A best friend who vanished during childhood, playing at the same station. The guilt she carried. A mother lost in an accident that occurred the night she took a train alone. A scream in the distance. Blood on metal. The inability to distinguish what was her fault and what was fate. She had locked it all away. Suppressed. Forgotten.

The key wasn’t to a door. It was to her memory. To her truth.

She gasped as tears fell freely, her chest heaving as decades of sorrow poured out of her. The woman in black embraced her.

“You remembered,” she whispered.

“I was scared,” she admitted. “I thought if I opened it all… I’d lose myself.”

“But you did lose yourself,” the woman replied gently. “Now you’re finding her again.”

When she looked again, the woman was gone. Only the cherry tree remained, its blossoms dancing in the wind like old whispers set free.

---One Year Later---

As she walked through the old train station again, no longer abandoned. It had been restored as part of a heritage project, reopened for visitors. Clean floors. Repainted signs. No ghosts.

Or so people believed.

She moved slowly past the platform, now wrapped in golden sunlight, not shadows. Her fingers brushed against the metal railing, the scent of rust long replaced with fresh air.

The poster board was new too, with old articles displayed for history buffs. Among them, she found one headline:

“Local Girl Found After Mysterious Disappearance No Clues Uncovered.”

She touched the glass gently, smiled faintly, and walked away.

In her purse was the key. She no longer needed it, but she kept it to get the reminder. Her truth. Her freedom.

That night, she sat at her writing desk, pen gliding over pages with a clarity she never had before. She wasn’t writing fiction anymore. She was writing her. Her journey. Her recovery. The

journey towards her pain to towards her healing. she pours all her sorrows, pain, journey, those tragic accident, loss, cries, everything in words making it a lesson to others, to not do the same mistake she did in her life, which can be the reason of something tragic not now but maybe in future.

As she wrote down everything in those sheet of paper's, all she wanted was to aware everyone before its too late. She make sure to write in in a beautiful way so whoever reads it will always remember it like its a part of life instead of thinking it as a threat and in end she named it "BETWEEN DEATH AND DREAM".

 

Somewhere, A Train Still Waits

A boy about seventeen sat alone on a cracked bench, an old station barely kept alive by time and weather. He clutched a folded newspaper article in one hand and a worn key in the other. His eyes were hollow, full of something he didn’t understand, and his breathing was uneven—like he was waiting for something to pull him under.
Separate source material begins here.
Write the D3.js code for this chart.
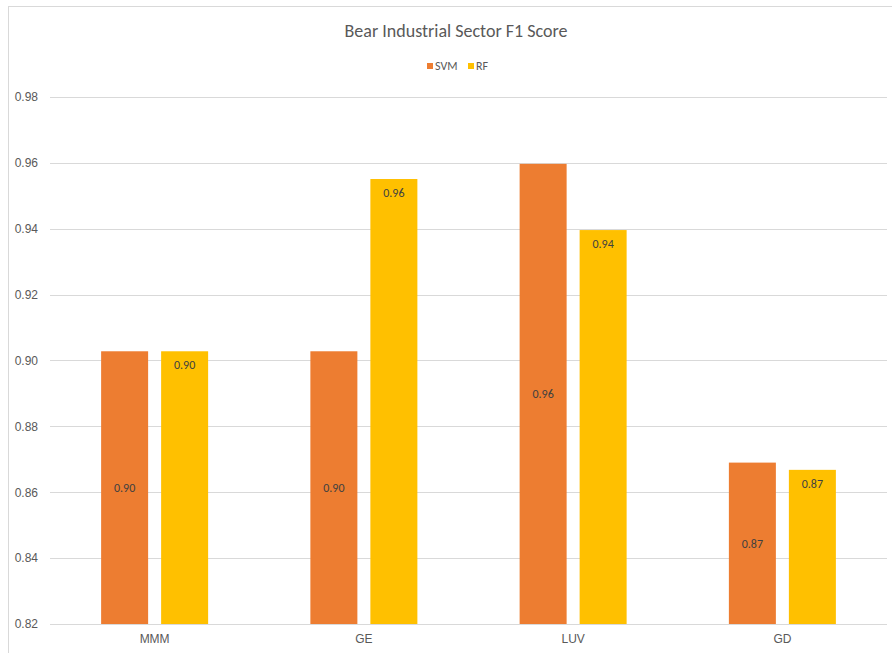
<!DOCTYPE html>
<html>
<head>
<meta charset="utf-8">
<script src="https://cdn.jsdelivr.net/npm/d3@7"></script>
<style>
    body { margin: 0; background: #fff; }
    svg { font-family: Carlito, Lato, "Open Sans", sans-serif; }
</style>
</head>
<body>
<div id="chart"></div>
<script>
const categories = ["MMM", "GE", "LUV", "GD"];
const seriesNames = ["SVM", "RF"];
const svmValues = [0.9028, 0.9028, 0.9597, 0.8690];
const rfValues = [0.9028, 0.9551, 0.9396, 0.8668];
const yTicks = [0.82, 0.84, 0.86, 0.88, 0.90, 0.92, 0.94, 0.96, 0.98];
const colors = ["#ED7D31", "#FFC000"];

const width = 892, height = 653;
const margin = { top: 97, left: 50, bottom: 29, right: 5 };
const innerW = width - margin.left - margin.right;
const innerH = height - margin.top - margin.bottom;

const svg = d3.select("#chart").append("svg")
    .attr("width", width)
    .attr("height", height);

// Chart frame (light border, like the spreadsheet chart area)
svg.append("rect")
    .attr("x", 8.5).attr("y", 6.5)
    .attr("width", width + 10).attr("height", height + 10)
    .attr("fill", "none")
    .attr("stroke", "#d9d9d9");

const g = svg.append("g")
    .attr("transform", "translate(" + margin.left + "," + margin.top + ")");

const y = d3.scaleLinear()
    .domain([0.82, 0.98])
    .range([innerH, 0]);

const x = d3.scaleBand()
    .domain(categories)
    .range([0, innerW]);

const groupW = 107;
const xs = d3.scaleBand()
    .domain(seriesNames)
    .range([(x.step() - groupW) / 2, (x.step() + groupW) / 2])
    .paddingInner(13 / 60);

// Gridlines
g.append("g")
    .selectAll("line")
    .data(yTicks)
    .join("line")
    .attr("x1", 0).attr("x2", innerW)
    .attr("y1", d => Math.round(y(d)) + 0.5)
    .attr("y2", d => Math.round(y(d)) + 0.5)
    .attr("stroke", "#d9d9d9");

// Y axis labels
const yAxis = d3.axisLeft(y).tickValues(yTicks).tickFormat(d3.format(".2f")).tickSize(0).tickPadding(12);
g.append("g")
    .call(yAxis)
    .call(s => s.select(".domain").remove())
    .selectAll("text")
    .attr("fill", "#595959")
    .style("font-size", "12px");

// X axis labels
const xAxis = d3.axisBottom(x).tickSize(0).tickPadding(10);
g.append("g")
    .attr("transform", "translate(0," + innerH + ")")
    .call(xAxis)
    .call(s => s.select(".domain").remove())
    .selectAll("text")
    .attr("fill", "#595959")
    .style("font-size", "12px");

// Bars
const rows = categories.map((c, i) => ({
    cat: c,
    vals: [{ s: "SVM", v: svmValues[i] }, { s: "RF", v: rfValues[i] }]
}));

const groups = g.selectAll(".grp")
    .data(rows)
    .join("g")
    .attr("class", "grp")
    .attr("transform", d => "translate(" + x(d.cat) + ",0)");

groups.selectAll("rect")
    .data(d => d.vals)
    .join("rect")
    .attr("x", d => xs(d.s))
    .attr("width", xs.bandwidth())
    .attr("y", d => y(d.v))
    .attr("height", d => innerH - y(d.v))
    .attr("fill", (d, i) => colors[i]);

// Data labels: SVM centred, RF inside end
groups.selectAll("text.lbl")
    .data(d => d.vals)
    .join("text")
    .attr("class", "lbl")
    .attr("x", d => xs(d.s) + xs.bandwidth() / 2)
    .attr("y", (d, i) => i === 0 ? (y(d.v) + innerH) / 2 : y(d.v) + 14)
    .attr("dy", "0.35em")
    .attr("text-anchor", "middle")
    .attr("fill", "#404040")
    .style("font-size", "12px")
    .text(d => d3.format(".2f")(d.v));

// Title
svg.append("text")
    .attr("x", 456)
    .attr("y", 31)
    .attr("dy", "0.35em")
    .attr("text-anchor", "middle")
    .attr("fill", "#595959")
    .style("font-size", "18px")
    .text("Bear Industrial Sector F1 Score");

// Legend
const legend = svg.append("g").attr("transform", "translate(427,66)");
const legendX = [0, 41];
seriesNames.forEach((s, i) => {
    legend.append("rect")
        .attr("x", legendX[i]).attr("y", -3)
        .attr("width", 6).attr("height", 6)
        .attr("fill", colors[i]);
    legend.append("text")
        .attr("x", legendX[i] + 8).attr("y", 0)
        .attr("dy", "0.35em")
        .attr("fill", "#595959")
        .style("font-size", "12px")
        .text(s);
});
</script>
</body>
</html>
The clock above him ticked.

11:44 PM.

The wind rustled past, cold and eerie.

And then, like a whisper from another realm… the sound of a train horn echoed faintly in the distance.

He looked up.

His ticket fluttered from his coat pocket.

The Cycle, Broken or Reborn?

 

In a small apartment lit by the golden haze of early morning, she stirred from her dream. Her breath was steady, but her heart pounded. She knew that feeling. The station. The key. The clock.

She stood, walked to the drawer where she used to keep it

but the key wasn’t there anymore. She had left it in the tree, years ago.

Still, something tugged at her heart. A gentle ache, a distant memory trying to speak.

She walked to her desk, pulled out a fresh page, and began writing again:

"If the 11:45 comes again, I hope they choose differently. I hope they come back, like I did."

{A Note From Bora Roselynn}

There will always be a station between memory and madness. A place where time distorts, where guilt speaks louder than logic, where shadows hold stories. But if you listen carefully, not with fear, but with understanding you’ll hear the silence shift, you'll find the answer within it.

A train doesn’t always mean escape.

Sometimes… it means a Return.

Not to the past.

But to yourself. So you can not just escape but face it and set yourself free from it, though it means pain, sorrow, cries but the result will bring the forever peace towards your heart.

but its up to you to decide whether you want to take the train just to escape through it or take it so you can free yourself from it.

Just Think Before Taking Any Decision's.